Importing anything into Turkmenistan can be difficult, but especially cars it seems. The Chronicles of Turkmenistan reported Monday that trucks transporting three prominent German car brands were stopped at the Turkmen-Iranian border. Customs officials refused to clear the vehicles for entry, but the report notes that no one could provide details about why.
Last month, Bradley Jardine and Greindl Sibylle took stock of the car business in Central Asia in an article for The Diplomat. Surveying each of the five states, they noted that the car industry presents a great case study to examine the impact of new customs blocs which several of the regional states have joined and how they affect “local markets, governments, and the general population.” Turkmenistan, however, “favors both a totalitarian, planned-economy with little room for markets, and a neutral foreign policy, distancing itself from regional integration projects such as the Eurasian Economic Union.”
So, while the drop in car imports in Kyrgyzstan can be attributed to tariff hikes related to the country’s entry into the EEU and Uzbekistan is coddling a domestic industry, Turkmenistan’s hurdles are mostly self-imposed.
As of August 1, the country banned cars with an engine displacement below 1.3 liters.
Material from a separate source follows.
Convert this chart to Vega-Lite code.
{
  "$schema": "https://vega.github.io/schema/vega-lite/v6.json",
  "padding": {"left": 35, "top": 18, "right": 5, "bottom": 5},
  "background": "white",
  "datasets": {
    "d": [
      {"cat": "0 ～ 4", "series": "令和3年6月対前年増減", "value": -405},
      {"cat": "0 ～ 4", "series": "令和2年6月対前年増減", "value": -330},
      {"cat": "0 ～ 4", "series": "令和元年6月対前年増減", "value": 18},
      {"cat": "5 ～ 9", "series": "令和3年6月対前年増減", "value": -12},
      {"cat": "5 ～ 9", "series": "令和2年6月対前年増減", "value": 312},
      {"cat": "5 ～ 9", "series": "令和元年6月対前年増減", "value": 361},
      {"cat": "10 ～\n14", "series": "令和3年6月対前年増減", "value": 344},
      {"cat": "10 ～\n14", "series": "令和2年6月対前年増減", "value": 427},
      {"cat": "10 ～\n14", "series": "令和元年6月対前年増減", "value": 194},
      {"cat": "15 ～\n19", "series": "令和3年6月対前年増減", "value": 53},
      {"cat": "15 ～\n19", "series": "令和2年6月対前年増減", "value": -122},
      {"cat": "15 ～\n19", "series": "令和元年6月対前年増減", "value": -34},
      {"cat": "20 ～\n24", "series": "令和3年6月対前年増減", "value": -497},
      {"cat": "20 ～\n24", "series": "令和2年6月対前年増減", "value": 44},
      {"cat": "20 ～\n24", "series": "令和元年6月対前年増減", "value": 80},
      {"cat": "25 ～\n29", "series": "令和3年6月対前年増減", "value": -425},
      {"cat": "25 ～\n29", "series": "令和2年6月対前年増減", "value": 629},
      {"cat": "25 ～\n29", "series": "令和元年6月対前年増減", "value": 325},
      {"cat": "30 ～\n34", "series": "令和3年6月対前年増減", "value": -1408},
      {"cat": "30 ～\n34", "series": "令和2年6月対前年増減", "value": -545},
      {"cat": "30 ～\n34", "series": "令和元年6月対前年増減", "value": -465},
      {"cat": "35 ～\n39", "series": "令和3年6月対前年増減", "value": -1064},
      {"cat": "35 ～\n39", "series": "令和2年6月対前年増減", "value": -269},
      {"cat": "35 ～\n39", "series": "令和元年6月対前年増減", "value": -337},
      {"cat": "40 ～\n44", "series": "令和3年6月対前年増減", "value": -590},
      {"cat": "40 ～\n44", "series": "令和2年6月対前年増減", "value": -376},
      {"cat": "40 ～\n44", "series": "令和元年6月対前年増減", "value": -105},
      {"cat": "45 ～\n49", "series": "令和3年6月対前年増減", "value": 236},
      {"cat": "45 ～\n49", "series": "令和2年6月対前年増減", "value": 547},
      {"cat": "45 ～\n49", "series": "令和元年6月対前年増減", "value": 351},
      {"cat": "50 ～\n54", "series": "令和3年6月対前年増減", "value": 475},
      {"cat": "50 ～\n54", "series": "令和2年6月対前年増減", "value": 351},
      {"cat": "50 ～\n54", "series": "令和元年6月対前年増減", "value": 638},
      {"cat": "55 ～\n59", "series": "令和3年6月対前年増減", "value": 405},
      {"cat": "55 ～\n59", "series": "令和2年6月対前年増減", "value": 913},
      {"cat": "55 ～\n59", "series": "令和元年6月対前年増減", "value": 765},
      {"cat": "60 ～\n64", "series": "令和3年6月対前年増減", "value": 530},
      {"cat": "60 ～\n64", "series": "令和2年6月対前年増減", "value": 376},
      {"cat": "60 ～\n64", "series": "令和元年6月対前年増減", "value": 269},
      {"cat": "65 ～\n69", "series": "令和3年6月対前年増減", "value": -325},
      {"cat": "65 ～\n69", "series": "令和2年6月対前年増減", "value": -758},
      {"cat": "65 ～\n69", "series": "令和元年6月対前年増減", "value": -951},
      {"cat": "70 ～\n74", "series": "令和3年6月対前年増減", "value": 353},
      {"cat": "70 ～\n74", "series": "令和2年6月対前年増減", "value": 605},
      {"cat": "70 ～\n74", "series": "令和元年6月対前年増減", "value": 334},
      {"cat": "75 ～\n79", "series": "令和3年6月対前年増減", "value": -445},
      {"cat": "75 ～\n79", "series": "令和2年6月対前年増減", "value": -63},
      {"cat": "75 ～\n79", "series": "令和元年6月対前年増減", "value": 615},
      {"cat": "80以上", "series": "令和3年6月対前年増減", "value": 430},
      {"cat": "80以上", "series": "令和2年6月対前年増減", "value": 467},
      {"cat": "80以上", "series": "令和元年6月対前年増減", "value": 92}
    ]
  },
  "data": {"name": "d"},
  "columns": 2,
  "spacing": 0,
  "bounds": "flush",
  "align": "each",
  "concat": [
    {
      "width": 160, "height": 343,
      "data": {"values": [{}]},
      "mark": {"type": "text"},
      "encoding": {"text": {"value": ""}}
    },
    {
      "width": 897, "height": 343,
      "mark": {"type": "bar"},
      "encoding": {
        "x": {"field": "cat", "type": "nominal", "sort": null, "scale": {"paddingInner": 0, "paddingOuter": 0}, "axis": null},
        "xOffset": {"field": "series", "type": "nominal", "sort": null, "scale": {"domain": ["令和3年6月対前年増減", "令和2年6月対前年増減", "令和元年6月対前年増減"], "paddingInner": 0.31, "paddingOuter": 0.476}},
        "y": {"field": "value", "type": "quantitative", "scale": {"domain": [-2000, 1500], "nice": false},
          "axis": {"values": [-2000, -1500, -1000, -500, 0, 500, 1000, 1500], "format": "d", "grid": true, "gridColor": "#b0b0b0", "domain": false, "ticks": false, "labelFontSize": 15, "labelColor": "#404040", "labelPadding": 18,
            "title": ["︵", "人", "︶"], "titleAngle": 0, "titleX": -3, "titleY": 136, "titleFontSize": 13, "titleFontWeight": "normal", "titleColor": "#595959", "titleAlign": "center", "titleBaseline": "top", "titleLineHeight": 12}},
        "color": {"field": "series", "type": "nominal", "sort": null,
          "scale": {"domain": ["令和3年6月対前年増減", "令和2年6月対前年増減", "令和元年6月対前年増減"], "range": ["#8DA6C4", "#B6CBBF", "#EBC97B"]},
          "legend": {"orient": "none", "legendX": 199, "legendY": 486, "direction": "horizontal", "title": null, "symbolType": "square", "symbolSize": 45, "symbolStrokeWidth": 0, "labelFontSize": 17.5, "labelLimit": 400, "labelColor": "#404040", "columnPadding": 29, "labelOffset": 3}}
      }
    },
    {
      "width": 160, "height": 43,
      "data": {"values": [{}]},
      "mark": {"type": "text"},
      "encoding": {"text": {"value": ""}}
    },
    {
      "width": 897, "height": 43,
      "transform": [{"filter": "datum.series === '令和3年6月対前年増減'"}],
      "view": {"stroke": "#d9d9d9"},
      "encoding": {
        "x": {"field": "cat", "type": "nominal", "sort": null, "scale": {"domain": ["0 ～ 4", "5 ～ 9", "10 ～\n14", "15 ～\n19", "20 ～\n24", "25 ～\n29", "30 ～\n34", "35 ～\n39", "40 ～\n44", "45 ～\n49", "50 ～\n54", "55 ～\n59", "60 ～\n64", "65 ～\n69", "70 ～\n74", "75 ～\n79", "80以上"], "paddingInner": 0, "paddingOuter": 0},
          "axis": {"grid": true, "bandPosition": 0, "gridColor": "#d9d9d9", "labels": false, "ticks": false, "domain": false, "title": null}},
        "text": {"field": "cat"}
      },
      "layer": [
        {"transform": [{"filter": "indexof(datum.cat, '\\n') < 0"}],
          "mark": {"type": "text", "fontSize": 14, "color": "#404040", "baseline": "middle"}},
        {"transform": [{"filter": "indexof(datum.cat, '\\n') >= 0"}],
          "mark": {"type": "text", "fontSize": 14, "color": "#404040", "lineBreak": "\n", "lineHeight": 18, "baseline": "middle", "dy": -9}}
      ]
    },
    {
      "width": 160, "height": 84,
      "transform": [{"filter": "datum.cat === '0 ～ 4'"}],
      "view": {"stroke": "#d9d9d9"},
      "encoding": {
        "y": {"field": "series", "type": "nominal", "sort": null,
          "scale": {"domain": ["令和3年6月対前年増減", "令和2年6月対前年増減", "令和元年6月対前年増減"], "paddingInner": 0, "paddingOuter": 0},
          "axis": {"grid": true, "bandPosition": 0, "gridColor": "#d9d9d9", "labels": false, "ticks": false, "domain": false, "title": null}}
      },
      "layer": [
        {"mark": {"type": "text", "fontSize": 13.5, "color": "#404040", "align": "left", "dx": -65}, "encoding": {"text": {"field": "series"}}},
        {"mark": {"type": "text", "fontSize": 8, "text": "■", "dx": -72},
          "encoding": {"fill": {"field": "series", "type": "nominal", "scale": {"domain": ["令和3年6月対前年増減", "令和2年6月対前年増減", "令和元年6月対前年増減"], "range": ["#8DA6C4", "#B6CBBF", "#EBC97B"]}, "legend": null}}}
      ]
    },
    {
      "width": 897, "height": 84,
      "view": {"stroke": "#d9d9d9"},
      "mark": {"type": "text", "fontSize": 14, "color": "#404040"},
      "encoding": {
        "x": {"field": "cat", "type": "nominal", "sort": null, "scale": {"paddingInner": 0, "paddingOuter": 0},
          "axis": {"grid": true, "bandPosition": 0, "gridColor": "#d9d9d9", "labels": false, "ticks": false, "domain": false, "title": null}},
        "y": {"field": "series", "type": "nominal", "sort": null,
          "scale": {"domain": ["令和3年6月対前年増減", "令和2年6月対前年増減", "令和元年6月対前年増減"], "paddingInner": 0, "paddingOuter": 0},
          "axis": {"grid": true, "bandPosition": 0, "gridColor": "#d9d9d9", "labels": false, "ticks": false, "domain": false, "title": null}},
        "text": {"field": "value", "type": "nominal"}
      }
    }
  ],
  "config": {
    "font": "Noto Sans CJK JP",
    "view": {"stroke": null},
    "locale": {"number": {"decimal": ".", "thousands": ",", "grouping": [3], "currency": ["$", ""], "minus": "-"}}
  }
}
This was on top of a ban for cars with engine displacements over 3.5 liters. The ban on higher end made a degree of sense–cutting out luxury cars in a country where most people couldn’t afford them anyway–whereas the ban on the lower end reeked of nepotism. As argued by the Chronicles of Turkmenistan:
The existing ban on importing passenger cars with an engine displacement of over 3500 cc [cubic centimeters] is understandable. As a rule, they fall under the category of “elite” class vehicles which can be owned only by select people in Turkmenistan.
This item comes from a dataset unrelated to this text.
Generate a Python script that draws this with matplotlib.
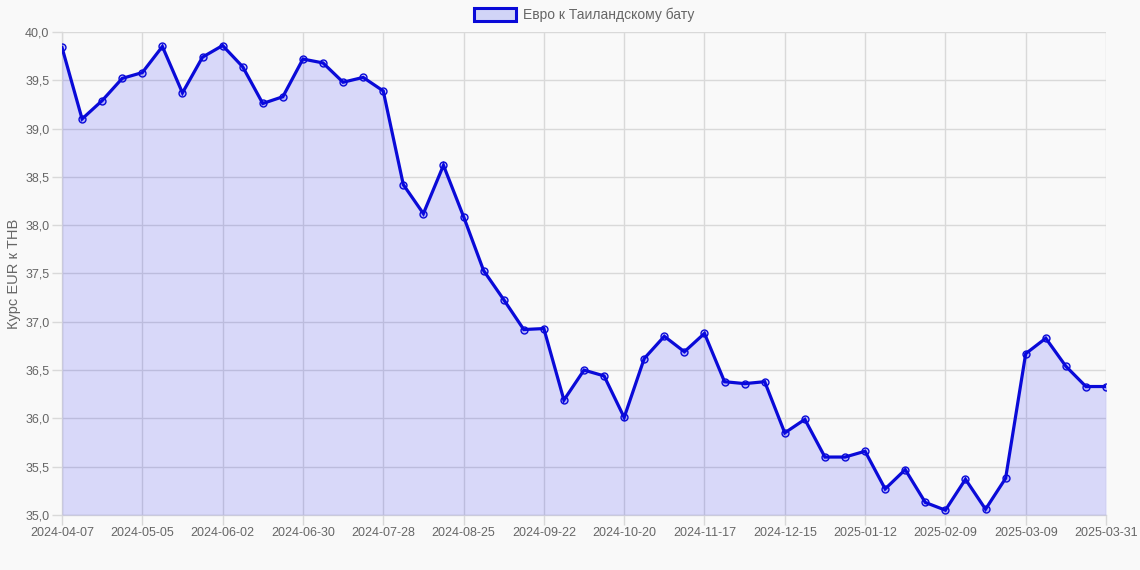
"""EUR/THB weekly rate, Chart.js-like look."""

import matplotlib
matplotlib.use("Agg")
import matplotlib.pyplot as plt
from matplotlib.patches import Patch
from matplotlib.ticker import FuncFormatter, MultipleLocator

# --- data -----------------------------------------------------------------
dates = [
    "2024-04-07", "2024-04-14", "2024-04-21", "2024-04-28", "2024-05-05",
    "2024-05-12", "2024-05-19", "2024-05-26", "2024-06-02", "2024-06-09",
    "2024-06-16", "2024-06-23", "2024-06-30", "2024-07-07", "2024-07-14",
    "2024-07-21", "2024-07-28", "2024-08-04", "2024-08-11", "2024-08-18",
    "2024-08-25", "2024-09-01", "2024-09-08", "2024-09-15", "2024-09-22",
    "2024-09-29", "2024-10-06", "2024-10-13", "2024-10-20", "2024-10-27",
    "2024-11-03", "2024-11-10", "2024-11-17", "2024-11-24", "2024-12-01",
    "2024-12-08", "2024-12-15", "2024-12-22", "2024-12-29", "2025-01-05",
    "2025-01-12", "2025-01-19", "2025-01-26", "2025-02-02", "2025-02-09",
    "2025-02-16", "2025-02-23", "2025-03-02", "2025-03-09", "2025-03-16",
    "2025-03-23", "2025-03-30", "2025-03-31",
]
eur_thb = [
    39.84, 39.10, 39.29, 39.52, 39.58, 39.85, 39.37, 39.74, 39.86, 39.64,
    39.26, 39.33, 39.72, 39.68, 39.48, 39.53, 39.39, 38.42, 38.12, 38.62,
    38.09, 37.53, 37.23, 36.92, 36.93, 36.19, 36.50, 36.44, 36.01, 36.62,
    36.85, 36.69, 36.88, 36.38, 36.36, 36.38, 35.85, 35.99, 35.60, 35.60,
    35.66, 35.27, 35.47, 35.13, 35.05, 35.37, 35.06, 35.38, 36.67, 36.83,
    36.54, 36.33, 36.33,
]
series_label = "Евро к Таиландскому бату"
y_label = "Курс EUR к THB"

# --- style ----------------------------------------------------------------
BG = "#f9f9f9"
GRID = "#d9d9d9"
TEXT = "#666666"
LINE = "#0a0ad8"
FILL = (0.0, 0.0, 1.0, 0.13)

plt.rcParams["font.family"] = ["Liberation Sans", "DejaVu Sans"]

fig = plt.figure(figsize=(11.4, 5.7), dpi=100, facecolor=BG)
ax = fig.add_axes([62 / 1140, 1 - 515 / 570, (1106 - 62) / 1140, (515 - 32) / 570])
ax.set_facecolor(BG)

x = list(range(len(dates)))
ax.fill_between(x, eur_thb, 35.0, color=FILL, linewidth=0, zorder=3)
ax.plot(x, eur_thb, color=LINE, linewidth=2.3, zorder=4, solid_joinstyle="miter")
ax.plot(x, eur_thb, linestyle="none", marker="o", markersize=5,
        markerfacecolor=(0.0, 0.0, 1.0, 0.18), markeredgecolor=LINE,
        markeredgewidth=1.0, zorder=5)

ax.set_xlim(0, len(dates) - 1)
ax.set_ylim(35.0, 40.0)

tick_idx = list(range(0, len(dates) - 1, 4)) + [len(dates) - 1]
ax.set_xticks(tick_idx)
ax.set_xticklabels([dates[i] for i in tick_idx])
ax.yaxis.set_major_locator(MultipleLocator(0.5))
ax.yaxis.set_major_formatter(FuncFormatter(lambda v, _: f"{v:.1f}".replace(".", ",")))

ax.grid(True, color=GRID, linewidth=1.0, zorder=1)
ax.set_axisbelow(True)
ax.tick_params(axis="both", colors=GRID, length=7, width=1.0, labelcolor=TEXT,
               labelsize=9, pad=2)
for side, spine in ax.spines.items():
    if side in ("left", "bottom"):
        spine.set_color(GRID)
        spine.set_linewidth(1.0)
    else:
        spine.set_visible(False)

ax.set_ylabel(y_label, color=TEXT, fontsize=10.5, labelpad=3)

# legend is centred over the plot area, as Chart.js does
handle = Patch(facecolor=(0.82, 0.83, 0.97), edgecolor=LINE, linewidth=2.2)
ax.legend([handle], [series_label], loc="lower center",
          bbox_to_anchor=(0.5, 1.0), frameon=False, fontsize=10,
          labelcolor=TEXT, handlelength=3.0, handleheight=1.0,
          handletextpad=0.5, borderaxespad=0.3)

fig.savefig("out.png", dpi=100, facecolor=BG)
As regards compact cars with small-displacement engines, the only logical explanation provided to our correspondents was the lobbying power used by relatives (the so-called nephews) and people close to the President.
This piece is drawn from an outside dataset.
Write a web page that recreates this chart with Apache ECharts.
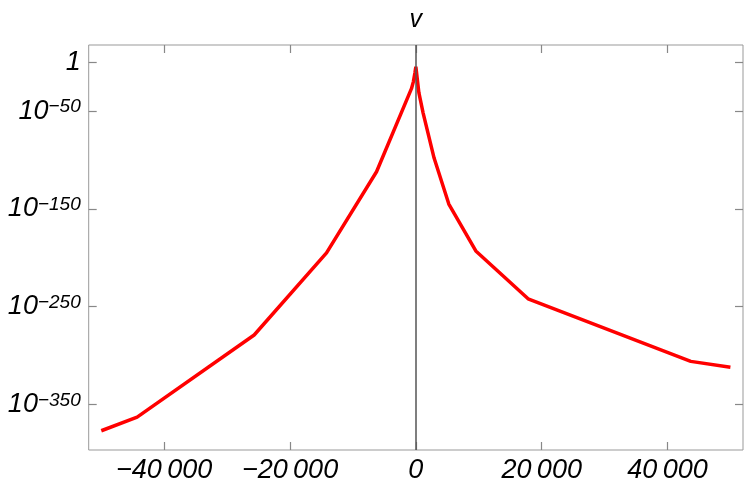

The President’s nephews own Kia, Hyundai and Ford car dealerships in Ashgabat. The aforementioned car makers produce their own small-displacement engine cars but with an engine displacement of no less than 1300 cc.
This may be the reason for the ban on the three German brands, though data on market share in Turkmenistan and dealership ownership is not readily available. The cars stopped at the border were reportedly not black (black cars were banned in January 2015) and not used (cars made before 2000 were banned in 2009). President Gurbanguly Berdimuhamedov, a former dentist, has a serious preference for the color white. In 2013, Ashgabat was “recognized by Guinness World Records as having the world’s highest density of buildings made from white marble.” According to AKIpress, other odd restrictions on cars imported into Turkmenistan include a ban on cars with tinted windows (since 2013) and sports and two-door cars (since 2009).
The Chronicles of Turkmenistan says that “For the time being Lexus and Toyota cars can be imported without any problems.”